What you should do
Drop the pictures, then extract the listing word for word.

Available data
________________________
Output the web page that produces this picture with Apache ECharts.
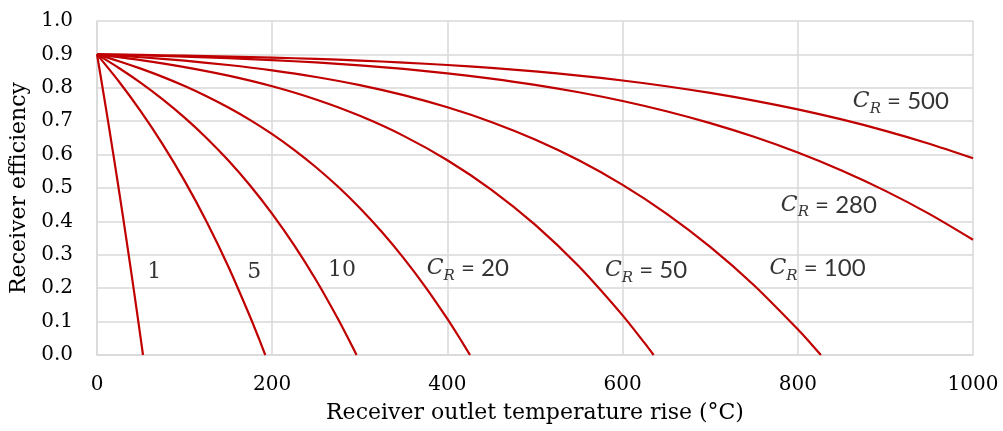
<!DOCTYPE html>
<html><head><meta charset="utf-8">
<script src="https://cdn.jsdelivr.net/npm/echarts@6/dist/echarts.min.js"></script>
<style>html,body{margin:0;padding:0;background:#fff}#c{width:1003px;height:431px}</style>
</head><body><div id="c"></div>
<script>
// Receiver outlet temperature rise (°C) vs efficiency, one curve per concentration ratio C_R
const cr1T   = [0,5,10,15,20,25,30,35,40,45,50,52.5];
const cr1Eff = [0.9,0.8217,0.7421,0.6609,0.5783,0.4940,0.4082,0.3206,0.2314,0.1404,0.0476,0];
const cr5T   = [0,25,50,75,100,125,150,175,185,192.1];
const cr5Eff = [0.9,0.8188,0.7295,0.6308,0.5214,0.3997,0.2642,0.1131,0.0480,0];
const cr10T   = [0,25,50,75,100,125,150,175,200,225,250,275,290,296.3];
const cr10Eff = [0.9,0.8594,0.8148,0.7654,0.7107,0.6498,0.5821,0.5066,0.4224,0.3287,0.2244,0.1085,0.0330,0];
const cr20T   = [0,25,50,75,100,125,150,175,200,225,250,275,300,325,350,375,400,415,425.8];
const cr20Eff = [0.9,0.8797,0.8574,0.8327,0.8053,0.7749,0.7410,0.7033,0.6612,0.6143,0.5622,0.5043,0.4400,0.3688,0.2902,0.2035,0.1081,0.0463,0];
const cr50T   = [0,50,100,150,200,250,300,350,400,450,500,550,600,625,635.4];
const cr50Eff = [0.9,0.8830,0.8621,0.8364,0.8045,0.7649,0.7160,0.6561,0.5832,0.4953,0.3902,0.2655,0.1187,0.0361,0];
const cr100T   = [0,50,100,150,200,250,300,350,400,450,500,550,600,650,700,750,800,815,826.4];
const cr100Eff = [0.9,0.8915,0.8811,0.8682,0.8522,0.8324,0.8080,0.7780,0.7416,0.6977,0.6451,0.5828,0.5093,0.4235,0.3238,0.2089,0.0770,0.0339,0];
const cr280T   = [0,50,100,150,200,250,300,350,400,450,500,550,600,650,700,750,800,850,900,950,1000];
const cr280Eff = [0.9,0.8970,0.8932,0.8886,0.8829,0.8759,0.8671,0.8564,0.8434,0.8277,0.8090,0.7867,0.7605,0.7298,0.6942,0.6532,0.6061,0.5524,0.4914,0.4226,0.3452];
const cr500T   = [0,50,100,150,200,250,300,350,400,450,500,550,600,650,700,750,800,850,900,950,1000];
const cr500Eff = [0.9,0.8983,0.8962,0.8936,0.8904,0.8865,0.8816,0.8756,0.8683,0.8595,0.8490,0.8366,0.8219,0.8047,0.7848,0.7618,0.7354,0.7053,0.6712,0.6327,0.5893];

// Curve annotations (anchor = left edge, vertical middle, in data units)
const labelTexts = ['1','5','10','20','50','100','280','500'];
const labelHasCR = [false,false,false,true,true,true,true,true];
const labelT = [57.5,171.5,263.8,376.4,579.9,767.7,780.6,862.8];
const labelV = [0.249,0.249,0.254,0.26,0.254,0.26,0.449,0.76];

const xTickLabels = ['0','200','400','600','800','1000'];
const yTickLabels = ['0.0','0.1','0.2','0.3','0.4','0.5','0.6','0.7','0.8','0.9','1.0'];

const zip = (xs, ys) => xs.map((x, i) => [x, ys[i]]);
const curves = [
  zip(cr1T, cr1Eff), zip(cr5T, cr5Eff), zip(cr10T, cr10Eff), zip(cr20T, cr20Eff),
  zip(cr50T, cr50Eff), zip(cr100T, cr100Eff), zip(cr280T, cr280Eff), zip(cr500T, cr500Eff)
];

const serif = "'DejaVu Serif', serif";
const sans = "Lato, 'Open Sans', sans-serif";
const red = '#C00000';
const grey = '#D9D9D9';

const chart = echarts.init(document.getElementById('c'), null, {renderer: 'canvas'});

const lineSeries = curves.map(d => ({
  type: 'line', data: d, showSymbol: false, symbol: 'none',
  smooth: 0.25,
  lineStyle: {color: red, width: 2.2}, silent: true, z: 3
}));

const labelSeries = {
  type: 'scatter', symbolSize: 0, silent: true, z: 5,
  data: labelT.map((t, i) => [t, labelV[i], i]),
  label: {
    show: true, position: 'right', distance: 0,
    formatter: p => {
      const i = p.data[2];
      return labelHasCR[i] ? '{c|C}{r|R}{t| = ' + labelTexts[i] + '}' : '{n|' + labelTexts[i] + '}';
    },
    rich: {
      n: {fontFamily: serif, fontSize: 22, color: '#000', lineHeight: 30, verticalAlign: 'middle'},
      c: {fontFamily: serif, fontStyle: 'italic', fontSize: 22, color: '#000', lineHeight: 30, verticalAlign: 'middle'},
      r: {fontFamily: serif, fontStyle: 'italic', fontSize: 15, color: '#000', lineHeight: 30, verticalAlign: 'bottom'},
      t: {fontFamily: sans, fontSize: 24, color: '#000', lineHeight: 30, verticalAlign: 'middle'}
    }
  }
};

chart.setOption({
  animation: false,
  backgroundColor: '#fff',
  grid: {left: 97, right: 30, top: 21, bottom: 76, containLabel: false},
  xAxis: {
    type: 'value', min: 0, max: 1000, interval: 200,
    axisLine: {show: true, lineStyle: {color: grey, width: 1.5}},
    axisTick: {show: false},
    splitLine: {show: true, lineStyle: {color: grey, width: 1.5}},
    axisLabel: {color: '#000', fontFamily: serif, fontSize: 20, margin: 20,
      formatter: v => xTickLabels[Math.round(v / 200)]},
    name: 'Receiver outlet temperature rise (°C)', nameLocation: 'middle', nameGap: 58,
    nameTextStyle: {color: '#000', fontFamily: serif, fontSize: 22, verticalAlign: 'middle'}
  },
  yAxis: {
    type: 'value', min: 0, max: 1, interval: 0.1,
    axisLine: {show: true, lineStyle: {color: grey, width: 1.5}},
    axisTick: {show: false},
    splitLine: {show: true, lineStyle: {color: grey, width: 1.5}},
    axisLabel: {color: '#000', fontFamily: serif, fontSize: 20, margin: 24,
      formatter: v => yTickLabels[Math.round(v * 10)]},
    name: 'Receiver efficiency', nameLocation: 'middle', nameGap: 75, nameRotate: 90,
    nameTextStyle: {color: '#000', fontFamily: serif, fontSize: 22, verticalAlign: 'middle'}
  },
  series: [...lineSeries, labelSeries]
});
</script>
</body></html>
________________________
Result of this exercise
Output the web page that produces this picture with Apache ECharts.
<!DOCTYPE html>
<html><head><meta charset="utf-8">
<script src="https://cdn.jsdelivr.net/npm/echarts@6/dist/echarts.min.js"></script>
<style>html,body{margin:0;padding:0;background:#fff}#c{width:1003px;height:431px}</style>
</head><body><div id="c"></div>
<script>
// Receiver outlet temperature rise (°C) vs efficiency, one curve per concentration ratio C_R
const cr1T   = [0,5,10,15,20,25,30,35,40,45,50,52.5];
const cr1Eff = [0.9,0.8217,0.7421,0.6609,0.5783,0.4940,0.4082,0.3206,0.2314,0.1404,0.0476,0];
const cr5T   = [0,25,50,75,100,125,150,175,185,192.1];
const cr5Eff = [0.9,0.8188,0.7295,0.6308,0.5214,0.3997,0.2642,0.1131,0.0480,0];
const cr10T   = [0,25,50,75,100,125,150,175,200,225,250,275,290,296.3];
const cr10Eff = [0.9,0.8594,0.8148,0.7654,0.7107,0.6498,0.5821,0.5066,0.4224,0.3287,0.2244,0.1085,0.0330,0];
const cr20T   = [0,25,50,75,100,125,150,175,200,225,250,275,300,325,350,375,400,415,425.8];
const cr20Eff = [0.9,0.8797,0.8574,0.8327,0.8053,0.7749,0.7410,0.7033,0.6612,0.6143,0.5622,0.5043,0.4400,0.3688,0.2902,0.2035,0.1081,0.0463,0];
const cr50T   = [0,50,100,150,200,250,300,350,400,450,500,550,600,625,635.4];
const cr50Eff = [0.9,0.8830,0.8621,0.8364,0.8045,0.7649,0.7160,0.6561,0.5832,0.4953,0.3902,0.2655,0.1187,0.0361,0];
const cr100T   = [0,50,100,150,200,250,300,350,400,450,500,550,600,650,700,750,800,815,826.4];
const cr100Eff = [0.9,0.8915,0.8811,0.8682,0.8522,0.8324,0.8080,0.7780,0.7416,0.6977,0.6451,0.5828,0.5093,0.4235,0.3238,0.2089,0.0770,0.0339,0];
const cr280T   = [0,50,100,150,200,250,300,350,400,450,500,550,600,650,700,750,800,850,900,950,1000];
const cr280Eff = [0.9,0.8970,0.8932,0.8886,0.8829,0.8759,0.8671,0.8564,0.8434,0.8277,0.8090,0.7867,0.7605,0.7298,0.6942,0.6532,0.6061,0.5524,0.4914,0.4226,0.3452];
const cr500T   = [0,50,100,150,200,250,300,350,400,450,500,550,600,650,700,750,800,850,900,950,1000];
const cr500Eff = [0.9,0.8983,0.8962,0.8936,0.8904,0.8865,0.8816,0.8756,0.8683,0.8595,0.8490,0.8366,0.8219,0.8047,0.7848,0.7618,0.7354,0.7053,0.6712,0.6327,0.5893];

// Curve annotations (anchor = left edge, vertical middle, in data units)
const labelTexts = ['1','5','10','20','50','100','280','500'];
const labelHasCR = [false,false,false,true,true,true,true,true];
const labelT = [57.5,171.5,263.8,376.4,579.9,767.7,780.6,862.8];
const labelV = [0.249,0.249,0.254,0.26,0.254,0.26,0.449,0.76];

const xTickLabels = ['0','200','400','600','800','1000'];
const yTickLabels = ['0.0','0.1','0.2','0.3','0.4','0.5','0.6','0.7','0.8','0.9','1.0'];

const zip = (xs, ys) => xs.map((x, i) => [x, ys[i]]);
const curves = [
  zip(cr1T, cr1Eff), zip(cr5T, cr5Eff), zip(cr10T, cr10Eff), zip(cr20T, cr20Eff),
  zip(cr50T, cr50Eff), zip(cr100T, cr100Eff), zip(cr280T, cr280Eff), zip(cr500T, cr500Eff)
];

const serif = "'DejaVu Serif', serif";
const sans = "Lato, 'Open Sans', sans-serif";
const red = '#C00000';
const grey = '#D9D9D9';

const chart = echarts.init(document.getElementById('c'), null, {renderer: 'canvas'});

const lineSeries = curves.map(d => ({
  type: 'line', data: d, showSymbol: false, symbol: 'none',
  smooth: 0.25,
  lineStyle: {color: red, width: 2.2}, silent: true, z: 3
}));

const labelSeries = {
  type: 'scatter', symbolSize: 0, silent: true, z: 5,
  data: labelT.map((t, i) => [t, labelV[i], i]),
  label: {
    show: true, position: 'right', distance: 0,
    formatter: p => {
      const i = p.data[2];
      return labelHasCR[i] ? '{c|C}{r|R}{t| = ' + labelTexts[i] + '}' : '{n|' + labelTexts[i] + '}';
    },
    rich: {
      n: {fontFamily: serif, fontSize: 22, color: '#000', lineHeight: 30, verticalAlign: 'middle'},
      c: {fontFamily: serif, fontStyle: 'italic', fontSize: 22, color: '#000', lineHeight: 30, verticalAlign: 'middle'},
      r: {fontFamily: serif, fontStyle: 'italic', fontSize: 15, color: '#000', lineHeight: 30, verticalAlign: 'bottom'},
      t: {fontFamily: sans, fontSize: 24, color: '#000', lineHeight: 30, verticalAlign: 'middle'}
    }
  }
};

chart.setOption({
  animation: false,
  backgroundColor: '#fff',
  grid: {left: 97, right: 30, top: 21, bottom: 76, containLabel: false},
  xAxis: {
    type: 'value', min: 0, max: 1000, interval: 200,
    axisLine: {show: true, lineStyle: {color: grey, width: 1.5}},
    axisTick: {show: false},
    splitLine: {show: true, lineStyle: {color: grey, width: 1.5}},
    axisLabel: {color: '#000', fontFamily: serif, fontSize: 20, margin: 20,
      formatter: v => xTickLabels[Math.round(v / 200)]},
    name: 'Receiver outlet temperature rise (°C)', nameLocation: 'middle', nameGap: 58,
    nameTextStyle: {color: '#000', fontFamily: serif, fontSize: 22, verticalAlign: 'middle'}
  },
  yAxis: {
    type: 'value', min: 0, max: 1, interval: 0.1,
    axisLine: {show: true, lineStyle: {color: grey, width: 1.5}},
    axisTick: {show: false},
    splitLine: {show: true, lineStyle: {color: grey, width: 1.5}},
    axisLabel: {color: '#000', fontFamily: serif, fontSize: 20, margin: 24,
      formatter: v => yTickLabels[Math.round(v * 10)]},
    name: 'Receiver efficiency', nameLocation: 'middle', nameGap: 75, nameRotate: 90,
    nameTextStyle: {color: '#000', fontFamily: serif, fontSize: 22, verticalAlign: 'middle'}
  },
  series: [...lineSeries, labelSeries]
});
</script>
</body></html>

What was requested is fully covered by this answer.